La Pentecôte ! la Pentecôte de l'Année Sainte, année d'effusion, extraordinairement abondante, de l'onction divine : spiritalis unctio ! Quelle fête ! quelle joie pour l'univers chrétien, pour les pèlerins accourus des quatre points cardinaux à la Ville éternelle, autour de la Chaire du successeur de Pierre !

Mais quelle fête et quelle joie spéciales pour vous, chers fils et filles de France, de la nation qui vient de voir couronner du diadème lumineux et impérissable de la sainteté une de ses reines, une reine qui s'était, avec la majesté d'une incomparable humilité et d'une incomparable dignité, laissée frustrer de la couronne terrestre, dont Bossuet, citant les paroles mêmes de saint Grégoire le Grand, disait qu'elle était « autant au-dessus des autres couronnes du monde que la dignité royale surpasse les fortunes particulières » (Oraison funèbre d'Henriette-Marie de France - Cf. S. Gregorius I Childeberto, regi Francorum, 595 sept. 1. VI ep. 6 - Monum. Germaniae hist. Epist. t. I pag. 384).

Cette affluence, ce fleuve imposant de pèlerins, après tant d'autres déjà venus cette année de votre patrie, porte aujourd'hui ses flots, dans un élan de gratitude, aux pieds de celui qui a eu l'honneur et la consolation de mettre au rang des saints de l'Église, près d'un demi millénaire depuis sa naissance, cette fille de sang royal, Jeanne de France. Peut-on n'y voir pas comme le plébiscite de la foi d'un peuple fier d'une galerie de saints, qui difficilement le cède en ampleur et en magnificence à celle de tous les autres pays du monde ?

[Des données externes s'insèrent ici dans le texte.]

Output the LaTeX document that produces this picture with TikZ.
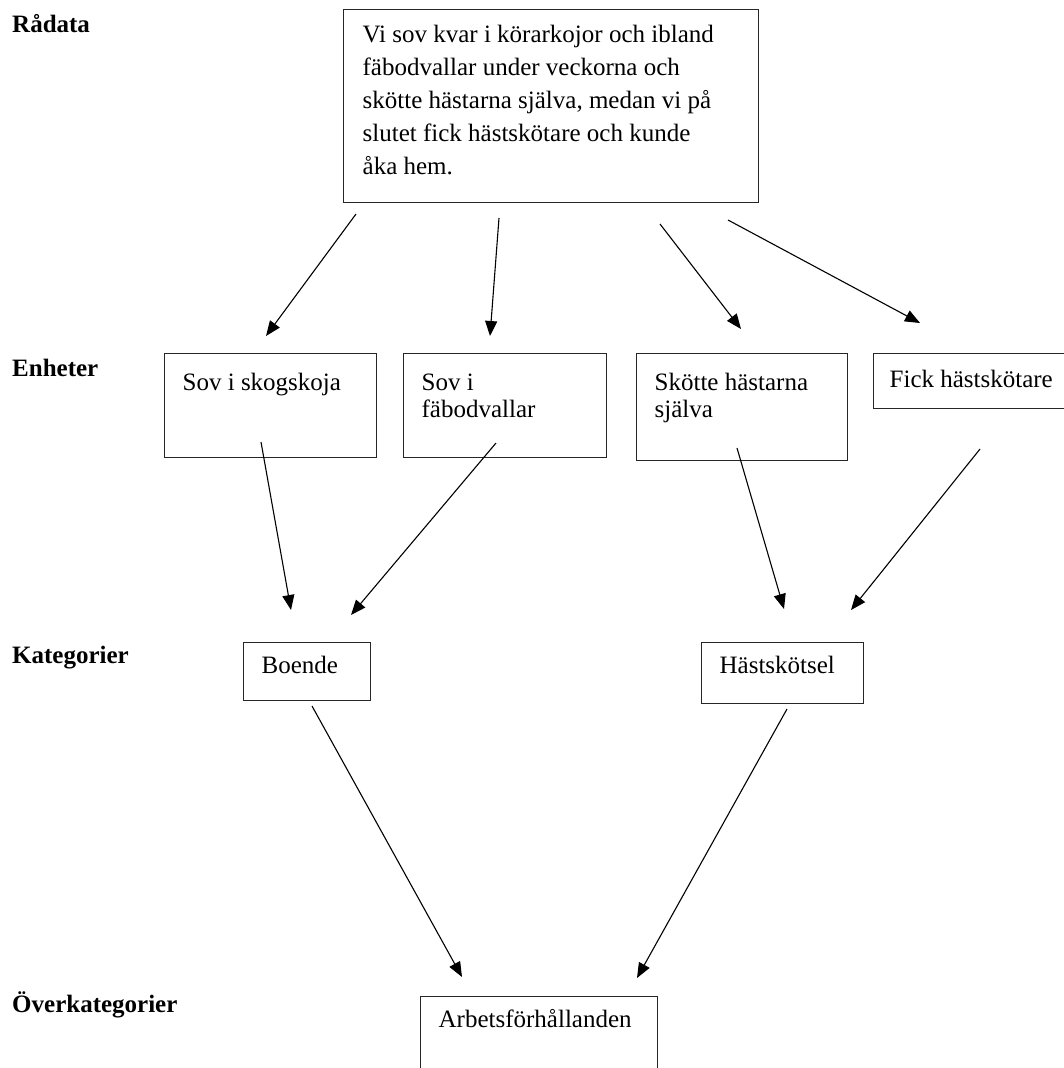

Qu'est-elle donc cette nouvelle sainte que, de toutes les provinces et diocèses, pèlerins de tous âges, de toutes conditions, de toutes professions, prêtres, religieux, laïques, vous êtes venus honorer et vénérer ici dans la capitale de la chrétienté ? Elle est une de ces héroïnes silencieuses, dont la silhouette, d'une grandeur morale exceptionnelle, loin de s'estomper au cours des âges, semble commencer seulement à prendre dans la lumière de l'histoire, des contours plus nets, un coloris plus éclatant.

Telle est Jeanne de France. Elle est du nombre de ces saints, dont la lumière, naissante et croissante à l'écart du monde, était restée, au cours de leur vie d'ici-bas, presque entièrement cachée sous le boisseau. Mais cette lumière, aujourd'hui, élevée sur le flambeau, rayonne aux yeux de tous les fidèles ; elle marche, elle monte, entraînant dans son sillage de clarté tous ceux qui savent encore regarder, comprendre, apprécier les vraies valeurs de la vie. Jeanne prend place en reine glorieuse sur un trône que jamais ses contemporains n'eussent songé à lui assigner. Et voici que ce temple même, où viennent de se dérouler les cérémonies solennelles de sa canonisation, est, en ce moment, témoin de l'affectueuse rencontre du Père de la grande famille chrétienne avec sa fille aînée, la France catholique !

Aussi, tout rempli encore de l'émotion de cette inoubliable matinée, Nous sentons Notre cœur se dilater et Nos lèvres s'ouvrir pour un paternel souhait de bienvenue, qui spontanément se mue aussitôt en une prière ardente et une tendre exhortation. Nous vous disons à tous : écoutez et suivez l'appel intérieur de cette sainte de la terre de France, le message qu'elle adresse à l'âme et à la conscience de tous ceux qui, vivant dans une ambiance, trop souvent hélas ! bien éloignée du Christ, prennent au sérieux leur dignité de chrétiens.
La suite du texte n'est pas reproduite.